An Interesting Link from a Website:
Quantum Breakthrough: New Invention Keeps Qubits of Light Stable at Room Temperature (SciTechDaily - June 17th)
Researchers from University of Copenhagen have developed a new technique that keeps quantum bits of light stable at room temperature instead of only working at -270 degrees. Their discovery saves power and money and is a breakthrough in quantum research.
Single photons or qubits of light, as they are also called, are extremely difficult to hack.
However, in order for these qubits of light to be stable and work properly they need to be stored at temperatures close to absolute zero — that is minus 270 C — something that requires huge amounts of power and resources.
Yet in a recently published study, researchers from University of Copenhagen, demonstrate a new way to store these qubits at room temperature for a hundred times longer than ever shown before.
“We have developed a special coating for our memory chips that helps the quantum bits of light to be identical and stable while being in room temperature. In addition, our new method enables us to store the qubits for a much longer time, which is milliseconds instead of microseconds — something that has not been possible before. We are really excited about it,” says Eugene Simon Polzik, professor in quantum optics at the Niels Bohr Institute.

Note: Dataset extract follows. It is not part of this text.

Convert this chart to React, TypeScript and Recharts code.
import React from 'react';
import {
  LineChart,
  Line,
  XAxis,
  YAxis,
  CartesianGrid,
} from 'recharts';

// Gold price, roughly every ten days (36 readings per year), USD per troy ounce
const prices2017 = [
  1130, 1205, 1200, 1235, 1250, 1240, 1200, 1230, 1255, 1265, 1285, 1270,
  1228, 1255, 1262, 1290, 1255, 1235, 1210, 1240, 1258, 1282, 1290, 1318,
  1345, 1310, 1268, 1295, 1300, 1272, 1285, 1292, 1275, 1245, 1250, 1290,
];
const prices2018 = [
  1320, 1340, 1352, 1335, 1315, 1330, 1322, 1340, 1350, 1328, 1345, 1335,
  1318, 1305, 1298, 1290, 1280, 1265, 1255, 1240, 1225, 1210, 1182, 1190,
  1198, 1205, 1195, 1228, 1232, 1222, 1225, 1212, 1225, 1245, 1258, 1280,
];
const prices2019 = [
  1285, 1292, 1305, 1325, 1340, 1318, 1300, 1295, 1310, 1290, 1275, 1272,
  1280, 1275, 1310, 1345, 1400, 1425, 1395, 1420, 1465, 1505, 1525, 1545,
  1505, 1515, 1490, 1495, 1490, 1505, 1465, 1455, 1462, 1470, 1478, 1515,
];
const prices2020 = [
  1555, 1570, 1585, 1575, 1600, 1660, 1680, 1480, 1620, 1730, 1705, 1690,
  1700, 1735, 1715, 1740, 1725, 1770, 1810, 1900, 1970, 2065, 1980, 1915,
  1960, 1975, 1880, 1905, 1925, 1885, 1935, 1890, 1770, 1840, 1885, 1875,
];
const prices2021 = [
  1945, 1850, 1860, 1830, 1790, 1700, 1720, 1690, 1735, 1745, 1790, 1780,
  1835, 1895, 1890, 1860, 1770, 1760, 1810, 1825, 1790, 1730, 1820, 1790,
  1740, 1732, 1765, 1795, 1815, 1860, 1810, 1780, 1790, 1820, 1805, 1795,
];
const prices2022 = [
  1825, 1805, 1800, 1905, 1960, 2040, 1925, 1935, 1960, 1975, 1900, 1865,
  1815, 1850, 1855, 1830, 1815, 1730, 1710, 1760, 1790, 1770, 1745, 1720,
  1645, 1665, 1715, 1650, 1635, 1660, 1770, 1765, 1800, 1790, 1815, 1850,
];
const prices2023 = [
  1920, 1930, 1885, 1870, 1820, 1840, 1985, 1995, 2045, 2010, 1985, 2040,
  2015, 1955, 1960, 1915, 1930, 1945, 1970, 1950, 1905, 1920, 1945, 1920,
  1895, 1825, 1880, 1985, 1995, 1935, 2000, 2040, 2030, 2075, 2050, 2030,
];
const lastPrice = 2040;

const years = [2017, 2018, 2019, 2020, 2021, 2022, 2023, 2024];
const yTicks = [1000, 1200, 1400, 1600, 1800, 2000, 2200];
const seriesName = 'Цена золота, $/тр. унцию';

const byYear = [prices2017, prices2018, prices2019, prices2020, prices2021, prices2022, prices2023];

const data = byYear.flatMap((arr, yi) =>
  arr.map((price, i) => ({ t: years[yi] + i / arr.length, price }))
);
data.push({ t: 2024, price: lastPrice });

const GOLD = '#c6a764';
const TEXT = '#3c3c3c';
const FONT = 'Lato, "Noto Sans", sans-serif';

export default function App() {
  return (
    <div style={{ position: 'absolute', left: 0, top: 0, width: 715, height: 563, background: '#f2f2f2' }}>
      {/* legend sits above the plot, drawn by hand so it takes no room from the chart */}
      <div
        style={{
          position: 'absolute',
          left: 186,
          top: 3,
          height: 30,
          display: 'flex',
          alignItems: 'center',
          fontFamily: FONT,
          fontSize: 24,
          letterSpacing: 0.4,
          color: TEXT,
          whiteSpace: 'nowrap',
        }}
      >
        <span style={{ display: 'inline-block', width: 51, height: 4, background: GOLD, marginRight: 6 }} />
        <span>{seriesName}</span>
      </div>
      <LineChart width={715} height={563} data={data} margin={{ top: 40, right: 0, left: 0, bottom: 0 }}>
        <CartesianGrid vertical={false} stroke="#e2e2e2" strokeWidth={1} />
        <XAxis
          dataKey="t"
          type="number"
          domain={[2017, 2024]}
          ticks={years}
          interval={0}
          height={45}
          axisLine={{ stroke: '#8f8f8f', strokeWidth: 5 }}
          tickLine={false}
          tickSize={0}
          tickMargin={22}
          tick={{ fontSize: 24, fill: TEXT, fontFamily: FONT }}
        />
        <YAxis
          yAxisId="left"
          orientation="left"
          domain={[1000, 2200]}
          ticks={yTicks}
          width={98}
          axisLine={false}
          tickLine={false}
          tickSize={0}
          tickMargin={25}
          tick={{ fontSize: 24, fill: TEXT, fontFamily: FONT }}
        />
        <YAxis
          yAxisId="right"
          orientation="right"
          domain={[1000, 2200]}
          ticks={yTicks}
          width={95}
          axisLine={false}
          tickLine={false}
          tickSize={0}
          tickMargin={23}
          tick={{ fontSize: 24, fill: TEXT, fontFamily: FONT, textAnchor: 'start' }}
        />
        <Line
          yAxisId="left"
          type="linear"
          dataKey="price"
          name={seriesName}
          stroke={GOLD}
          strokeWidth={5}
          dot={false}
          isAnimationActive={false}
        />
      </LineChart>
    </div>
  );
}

The special coating of the memory chips makes it much easier to store the qubits of light without big freezers, which are troublesome to operate and require a lot of power.

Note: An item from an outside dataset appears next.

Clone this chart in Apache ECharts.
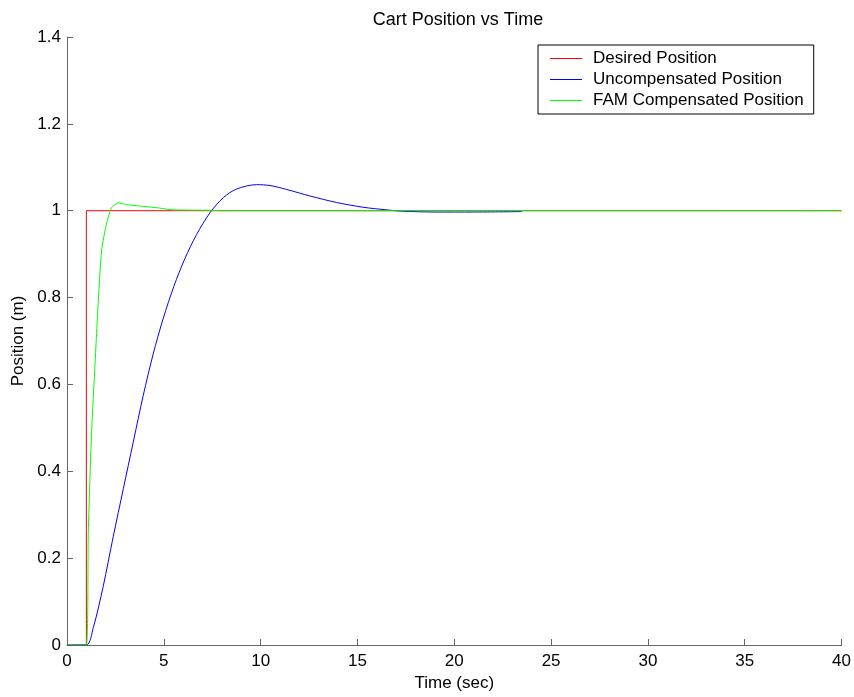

Therefore, the new invention will be cheaper and more compatible with the demands of the industry in the future.
Reference: “Room-temperature single-photon source with near-millisecond built-in memory” by Karsten B. Dideriksen, Rebecca Schmieg, Michael Zugenmaier and Eugene S. Polzik, 17 June 2021, Nature Communications.
DOI: 10.1038/s41467-021-24033-8
A Quantum Video to Watch:
Quantum Error Correction with Non-Abelian Topological Codes | Seminar Series with Guanyu Zhu (Qiskit - June 18th)
Speaker: Guanyu Zhu
Host: Zlatko Minev, Ph.D.
Title: Quantum Error Correction with Non-Abelian Topological Codes
Abstract: The surface code is one of the most promising candidates to realize fault-tolerant quantum computation in the near term. However, a large overhead exists due to the need of magic state distillation. An alternative approach is resroting to non-Abelian topological codes which can perform universal quantum computing via braiding non-Abelian anyons in two spatial dimension. In this talk, we consider a two-dimensional quantum memory of qubits which realizes the non-Abelian Turaev-Viro code, and devise strategies for error correction when those qubits are subjected to depolarizing noise. Building on the concept of tube algebras from topological quantum field theory, we construct a set of measurements and of quantum gates which map arbitrary qubit errors to the string-net subspace and allow for the characterization of the resulting error syndrome in terms of doubled Fibonacci anyons. Tensor network techniques then allow to quantitatively study the action of Pauli noise on the string-net subspace. We perform Monte Carlo simulations of error correcting this Fibonacci code, and compare the performance of several decoders. For the case of a fixed-rate sampling depolarizing noise model, we find an error correction threshold of 4.7% using a clustering decoder. To the best of our knowledge, this is the first time that a threshold has been estimated for a two-dimensional error correcting code for which universal quantum computation can be performed within its code space via braiding anyons.